It’s happened to the best of us at one time or another: We know that we should probably wait for that hot pizza to cool down before taking a bite, but it just looks so good. Next thing you know – yow! The result is searing pain from a burned tongue, a burned mouth, and sometimes even burned gums.
The next time you find yourself in this embarrassing situation, take heart. There are a number of things you can do to provide immediate relief for the pain and get your burned mouth back to feeling its best. Here are tips from dentists to help you heal and prevent such a burn in the future.
Top Dentist Tips for a Burned Tongue or Mouth
The damage is done – the too-hot food has been consumed, and your burned mouth is in pain. Now what? According to Hadie Rifai, DDS, a dentist with the Cleveland Clinic, step one is to get something cool in your mouth to relieve the pain. “Suck on an ice cube or a frozen Popsicle to help alleviate the burning sensation,” he says. Next, Dr. Rifai says, it’s a good idea to coat your burned tongue or mouth with something soothing that provides another layer of relief. Milk is an excellent choice because of its coating action.
Once you’ve taken these steps for immediate relief, it’s time to turn to over-the-counter medications to directly treat the burned tongue and mouth. “Acetaminophen, ibuprofen, or other pain medicine are all fine choices,” says Steve Krendl, DDS, of Hopewell Dental Care in New Jersey. “A product called Orabase that acts as a film to cover and soothe the area temporarily can be used.”
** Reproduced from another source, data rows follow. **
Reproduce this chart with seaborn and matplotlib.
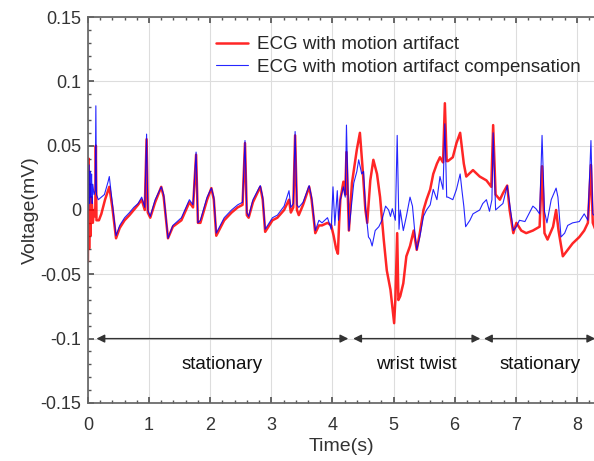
import numpy as np
import pandas as pd
import matplotlib
matplotlib.use("Agg")
import matplotlib.pyplot as plt
import seaborn as sns
from matplotlib.ticker import MultipleLocator

# ── Data (time in s, voltage in mV) ─────────────────────────────────────────
t_raw = [0.00, 0.01, 0.02, 0.03, 0.04, 0.06, 0.08, 0.10, 0.12, 0.13, 0.14, 0.18,
         0.22, 0.28, 0.35, 0.40, 0.46, 0.52, 0.60, 0.68, 0.75, 0.82, 0.88, 0.93,
         0.96, 0.98, 1.02, 1.10, 1.20, 1.24, 1.31, 1.39, 1.53, 1.66, 1.72, 1.77,
         1.80, 1.84, 1.95, 2.02, 2.06, 2.10, 2.23, 2.35, 2.45, 2.53, 2.57, 2.60,
         2.63, 2.70, 2.82, 2.86, 2.90, 3.02, 3.10, 3.21, 3.29, 3.32, 3.36, 3.39,
         3.42, 3.45, 3.52, 3.62, 3.66, 3.72, 3.78, 3.83, 3.92, 3.98, 4.02, 4.06,
         4.09, 4.11, 4.13, 4.18, 4.21, 4.23, 4.27, 4.32, 4.40, 4.45, 4.49, 4.54,
         4.57, 4.62, 4.67, 4.73, 4.78, 4.84, 4.89, 4.95, 5.01, 5.03, 5.06, 5.08,
         5.11, 5.16, 5.21, 5.27, 5.33, 5.38, 5.43, 5.49, 5.54, 5.60, 5.65, 5.71,
         5.76, 5.81, 5.84, 5.87, 5.89, 5.97, 6.03, 6.09, 6.15, 6.19, 6.30, 6.41,
         6.52, 6.60, 6.63, 6.67, 6.74, 6.79, 6.86, 6.90, 6.96, 7.01, 7.09, 7.17,
         7.28, 7.39, 7.43, 7.47, 7.52, 7.61, 7.66, 7.70, 7.77, 7.85, 7.93, 8.04,
         8.12, 8.18, 8.23, 8.26, 8.30]
v_raw = [-0.040, 0.040, -0.030, 0.020, -0.020, 0.010, -0.010, 0.000, -0.005, 0.050, -0.008, -0.008,
         -0.003, 0.008, 0.018, 0.002, -0.022, -0.014, -0.008, -0.004, 0.000, 0.004, 0.008, 0.000,
         0.055, -0.002, -0.006, 0.006, 0.018, 0.010, -0.022, -0.013, -0.008, 0.006, 0.002, 0.043,
         -0.010, -0.010, 0.008, 0.017, 0.008, -0.020, -0.008, -0.002, 0.002, 0.004, 0.052, -0.004,
         -0.006, 0.006, 0.018, 0.008, -0.017, -0.008, -0.006, 0.000, 0.008, -0.002, 0.002, 0.058,
         0.000, -0.004, 0.004, 0.018, 0.008, -0.018, -0.012, -0.012, -0.010, -0.012, -0.020, -0.030,
         -0.034, -0.010, 0.008, 0.022, 0.012, 0.045, -0.016, 0.021, 0.047, 0.060, 0.035, 0.000,
         -0.010, 0.023, 0.039, 0.028, 0.010, -0.023, -0.047, -0.062, -0.088, -0.070, -0.018, -0.070,
         -0.067, -0.057, -0.036, -0.028, -0.016, -0.031, -0.018, 0.000, 0.008, 0.016, 0.028, 0.036,
         0.041, 0.037, 0.083, 0.038, 0.038, 0.041, 0.052, 0.060, 0.036, 0.026, 0.031, 0.026,
         0.023, 0.018, 0.066, 0.012, 0.008, 0.013, 0.019, 0.000, -0.018, -0.010, -0.016, -0.018,
         -0.016, -0.013, 0.034, -0.018, -0.023, -0.013, 0.000, -0.016, -0.036, -0.031, -0.026, -0.021,
         -0.016, -0.010, 0.035, -0.010, -0.015]

t_comp = [0.00, 0.01, 0.02, 0.03, 0.04, 0.05, 0.06, 0.07, 0.08, 0.10, 0.12, 0.13,
          0.14, 0.17, 0.22, 0.27, 0.33, 0.35, 0.40, 0.46, 0.52, 0.60, 0.68, 0.75,
          0.82, 0.88, 0.93, 0.96, 0.98, 1.02, 1.10, 1.20, 1.24, 1.31, 1.39, 1.53,
          1.66, 1.72, 1.77, 1.80, 1.84, 1.95, 2.02, 2.06, 2.10, 2.23, 2.35, 2.45,
          2.53, 2.57, 2.60, 2.63, 2.70, 2.82, 2.86, 2.90, 3.02, 3.10, 3.21, 3.29,
          3.32, 3.36, 3.39, 3.42, 3.45, 3.52, 3.62, 3.66, 3.72, 3.78, 3.83, 3.92,
          3.98, 4.01, 4.04, 4.08, 4.10, 4.13, 4.18, 4.21, 4.23, 4.27, 4.35, 4.40,
          4.43, 4.48, 4.51, 4.54, 4.59, 4.62, 4.65, 4.70, 4.76, 4.81, 4.87, 4.92,
          4.95, 4.98, 5.03, 5.06, 5.09, 5.11, 5.16, 5.21, 5.27, 5.31, 5.35, 5.38,
          5.43, 5.49, 5.54, 5.60, 5.65, 5.71, 5.76, 5.81, 5.84, 5.87, 5.89, 5.97,
          6.03, 6.09, 6.12, 6.15, 6.18, 6.25, 6.30, 6.41, 6.46, 6.52, 6.57, 6.61,
          6.63, 6.67, 6.74, 6.79, 6.86, 6.90, 6.96, 7.01, 7.06, 7.15, 7.28, 7.33,
          7.39, 7.43, 7.47, 7.51, 7.58, 7.66, 7.69, 7.74, 7.80, 7.85, 7.93, 8.04,
          8.12, 8.18, 8.23, 8.26, 8.30]
v_comp = [0.040, 0.000, 0.035, 0.005, 0.030, 0.010, 0.028, 0.005, 0.020, 0.012, 0.015, 0.081,
          0.012, 0.008, 0.010, 0.012, 0.022, 0.026, 0.005, -0.020, -0.012, -0.006, -0.002, 0.002,
          0.005, 0.010, 0.002, 0.059, 0.000, -0.005, 0.008, 0.018, 0.012, -0.022, -0.012, -0.006,
          0.008, 0.004, 0.045, -0.010, -0.008, 0.010, 0.017, 0.010, -0.018, -0.006, 0.000, 0.004,
          0.006, 0.054, -0.002, -0.005, 0.008, 0.019, 0.010, -0.015, -0.006, -0.004, 0.003, 0.015,
          0.002, 0.005, 0.061, 0.004, 0.002, 0.006, 0.019, 0.010, -0.016, -0.008, -0.010, -0.006,
          -0.015, 0.018, -0.012, 0.015, -0.008, 0.008, 0.018, 0.010, 0.066, -0.016, 0.021, 0.030,
          0.039, 0.028, 0.030, 0.003, -0.021, -0.023, -0.028, -0.016, -0.013, -0.008, 0.003, 0.000,
          -0.005, 0.001, -0.008, 0.058, -0.015, 0.000, -0.016, -0.005, 0.010, 0.003, -0.018, -0.031,
          -0.021, -0.005, 0.000, 0.004, 0.016, 0.008, 0.026, 0.016, 0.067, 0.010, 0.010, 0.008,
          0.016, 0.028, 0.015, 0.003, -0.013, -0.008, -0.003, 0.000, 0.005, 0.008, -0.001, 0.008,
          0.060, 0.000, 0.003, 0.005, 0.019, 0.005, -0.016, -0.013, -0.008, -0.009, 0.003, 0.001,
          -0.003, 0.058, -0.001, -0.010, 0.008, 0.017, 0.010, -0.021, -0.018, -0.012, -0.010, -0.009,
          -0.003, -0.008, 0.054, -0.003, -0.005]

segments = ["stationary", "wrist twist", "stationary"]
seg_start = [0.14, 4.34, 6.48]
seg_end = [4.26, 6.42, 8.30]

y_ticks = [-0.15, -0.1, -0.05, 0, 0.05, 0.1, 0.15]
y_tick_labels = ["-0.15", "-0.1", "-0.05", "0", "0.05", "0.1", "0.15"]

df_raw = pd.DataFrame({"t": t_raw, "v": v_raw})
df_comp = pd.DataFrame({"t": t_comp, "v": v_comp})

# ── Plot ────────────────────────────────────────────────────────────────────
sns.set_theme(style="ticks")
plt.rcParams["font.family"] = ["Liberation Sans", "DejaVu Sans"]

fig = plt.figure(figsize=(5.94, 4.61), dpi=100)
ax = fig.add_axes([0.148, 0.126, 0.852, 0.837])

sns.lineplot(data=df_raw, x="t", y="v", ax=ax, color="#ff0000", lw=1.8,
             alpha=0.85, estimator=None, sort=False,
             label="ECG with motion artifact")
sns.lineplot(data=df_comp, x="t", y="v", ax=ax, color="#0000ff", lw=0.8,
             alpha=0.85, estimator=None, sort=False,
             label="ECG with motion artifact compensation")

ax.set_xlim(0, 8.28)
ax.set_ylim(-0.15, 0.15)
ax.xaxis.set_major_locator(MultipleLocator(1))
ax.xaxis.set_minor_locator(MultipleLocator(0.2))
ax.set_yticks(y_ticks)
ax.set_yticklabels(y_tick_labels)
ax.yaxis.set_minor_locator(MultipleLocator(0.01))
ax.grid(True, which="major", color="#dddddd", lw=0.8)
ax.tick_params(which="both", direction="in", top=True, right=False,
               colors="#555555", labelcolor="#333333", labelsize=13)
ax.tick_params(which="major", length=4)
ax.tick_params(which="minor", length=2.5)
ax.tick_params(axis="x", which="major", pad=10)
ax.tick_params(axis="y", which="major", pad=5)
for s in ["left", "bottom", "top"]:
    ax.spines[s].set_color("#666666")
ax.spines["right"].set_visible(False)

ax.set_xlabel("Time(s)", fontsize=14, color="#333333", labelpad=3)
ax.set_ylabel("Voltage(mV)", fontsize=14, color="#333333", labelpad=1)

# segment arrows and labels
for name, a, b in zip(segments, seg_start, seg_end):
    ax.annotate("", xy=(a, -0.1), xytext=(b, -0.1),
                arrowprops=dict(arrowstyle="<|-|>", color="#333333", lw=1,
                                mutation_scale=12, shrinkA=0, shrinkB=0))
    ax.text((a + b) / 2, -0.12, name, ha="center", va="center",
            fontsize=13.5, color="#111111")

leg = ax.legend(loc="upper right", bbox_to_anchor=(1.0, 0.985), frameon=False,
                fontsize=13.5, handlelength=1.7, handletextpad=0.5,
                labelspacing=0.3, borderaxespad=0.3)

fig.savefig("out.png", dpi=100)
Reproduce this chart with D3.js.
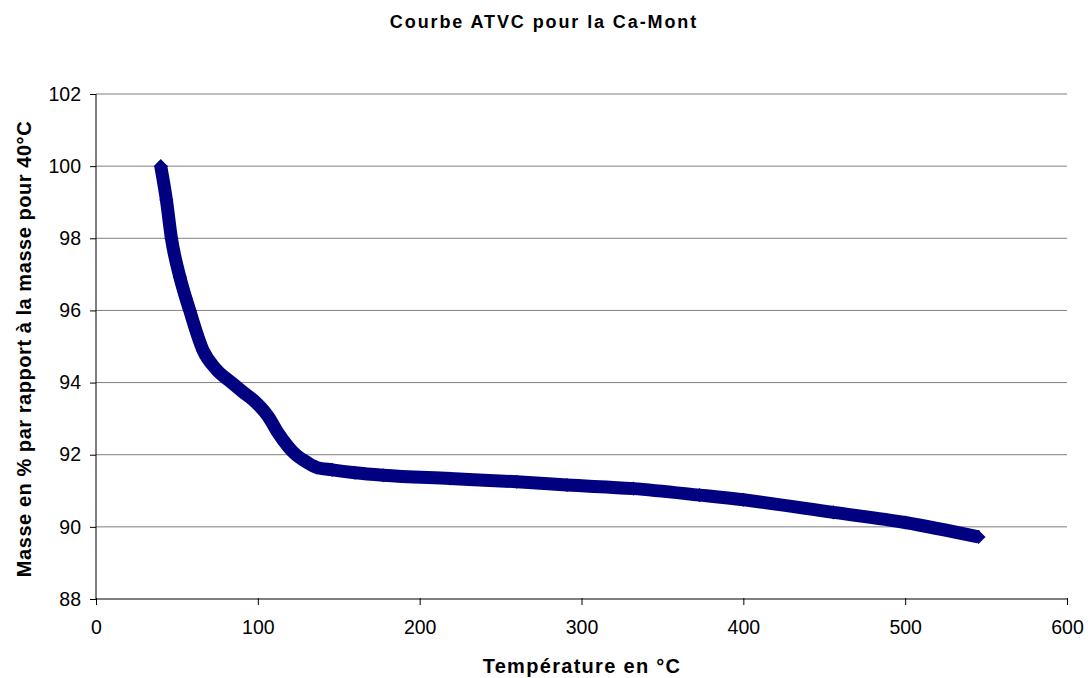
<!DOCTYPE html>
<html>
<head>
<meta charset="utf-8">
<script src="https://cdn.jsdelivr.net/npm/d3@7"></script>
<style>
body { margin: 0; background: #fff; }
text { font-family: "Liberation Sans", Arial, sans-serif; fill: #000; }
.grid line { stroke: #808080; stroke-width: 1; }
</style>
</head>
<body>
<script>
// temperature (°C) and mass (% of mass at 40°C)
var temperature = [40, 43.5, 46.6, 51.8, 57.9, 66.2, 74, 83.7, 90.5, 97.1, 106.4, 112.6, 124, 130, 136.3, 146, 160, 177.5, 218.7, 260, 291, 332, 373, 400, 455.6, 500, 545.3];
var masse = [100.0, 99.06, 98.0, 96.93, 96.0, 94.89, 94.38, 94.0, 93.75, 93.52, 93.06, 92.6, 91.98, 91.8, 91.65, 91.58, 91.5, 91.43, 91.34, 91.25, 91.16, 91.06, 90.88, 90.75, 90.4, 90.12, 89.72];
var xTicks = [0, 100, 200, 300, 400, 500, 600];
var yTicks = [88, 90, 92, 94, 96, 98, 100, 102];

var width = 1088, height = 678;
var margin = {left: 96, right: 21, top: 94, bottom: 79};

var x = d3.scaleLinear().domain([0, 600]).range([margin.left, width - margin.right]);
var y = d3.scaleLinear().domain([88, 102]).range([height - margin.bottom, margin.top]);

var svg = d3.select("body").append("svg")
	.attr("width", width)
	.attr("height", height);

// gridlines
svg.append("g")
	.attr("class", "grid")
  .selectAll("line")
	.data(yTicks.filter(function(d){ return d > 88; }))
	.enter().append("line")
	.attr("x1", x(0)).attr("x2", x(600))
	.attr("y1", function(d){ return y(d); })
	.attr("y2", function(d){ return y(d); });

var axisx = svg.append("g")
	.attr("transform", "translate(0," + y(88) + ")")
	.call(d3.axisBottom(x).tickValues(xTicks).tickSize(6).tickPadding(15));
var axisy = svg.append("g")
	.attr("transform", "translate(" + x(0) + ",0)")
	.call(d3.axisLeft(y).tickValues(yTicks).tickSize(6).tickPadding(9));

[axisx, axisy].forEach(function(a){
	a.select(".domain").attr("stroke", "#000").attr("d", a === axisx ? "M" + x(0) + ",0H" + x(600) : "M0," + y(102) + "V" + y(88));
	a.selectAll(".tick line").attr("stroke", "#000");
	a.selectAll("text").style("font-size", "19.5px").attr("fill", "#000");
});
axisx.selectAll(".tick line").attr("y1", -1);

var pts = temperature.map(function(t, i){ return [t, masse[i]]; });

var line = d3.line()
	.x(function(d){ return x(d[0]); })
	.y(function(d){ return y(d[1]); })
	.curve(d3.curveMonotoneX);

svg.append("path")
	.datum(pts)
	.attr("d", line)
	.attr("fill", "none")
	.attr("stroke", "#000080")
	.attr("stroke-width", 13)
	.attr("stroke-linejoin", "round");

svg.selectAll(".pt")
	.data(pts)
	.enter().append("path")
	.attr("class", "pt")
	.attr("d", d3.symbol().type(d3.symbolSquare).size(100))
	.attr("transform", function(d){ return "translate(" + x(d[0]) + "," + y(d[1]) + ") rotate(45)"; })
	.attr("fill", "#000080");

svg.append("text")
	.attr("x", 544).attr("y", 28)
	.attr("text-anchor", "middle")
	.style("font-size", "18px").style("font-weight", "bold").style("letter-spacing", "1.9px")
	.text("Courbe ATVC pour la Ca-Mont");

svg.append("text")
	.attr("x", 582).attr("y", 673)
	.attr("text-anchor", "middle")
	.style("font-size", "20px").style("font-weight", "bold").style("letter-spacing", "1.3px")
	.text("Température en °C");

svg.append("text")
	.attr("transform", "translate(31,349) rotate(-90)")
	.attr("text-anchor", "middle")
	.style("font-size", "20px").style("font-weight", "bold").style("letter-spacing", "0.55px")
	.text("Masse en % par rapport à la masse pour 40°C");
</script>
</body>
</html>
As your burned mouth begins to heal, you want to steer clear of certain foods that could make the pain worse. Rifai suggests that you “avoid sharp, crunchy foods or foods that may be spicy or contain citrus and could exacerbate the lesion.”
Also, there are a few simple strategies that can help speed healing as you wait for the hurt to subside. “A remedy is to squeeze a 1,000 IU vitamin E capsule over the burn; it helps to regenerate healthy skin and tissue,” says Shila Yazdani, DDS, a cosmetic dentistry specialist in the Washington, D.C., area. Above all, resist touching the burned area. “Keep it clean, brush your teeth, and give it time to heal,” she adds. “Your body is remarkably capable of fixing itself.”
If despite all your efforts, the burn or pain persists for seven days or more or worsens, Rifai suggests that you seek medical attention.
Preventing Future Burns
To avoid a burned tongue or mouth in the future, dentists say that the best strategy is simply to use common sense, especially when foods and beverages look piping hot or come straight from the stove top or oven. And be extra careful with hot drinks and hot foods, says Aurelio Alonso, DDS, Ph.D., an assistant professor at the Case Western Reserve University School of Dental Medicine. “Small sips or small bites may prevent you from getting larger burns,” he notes.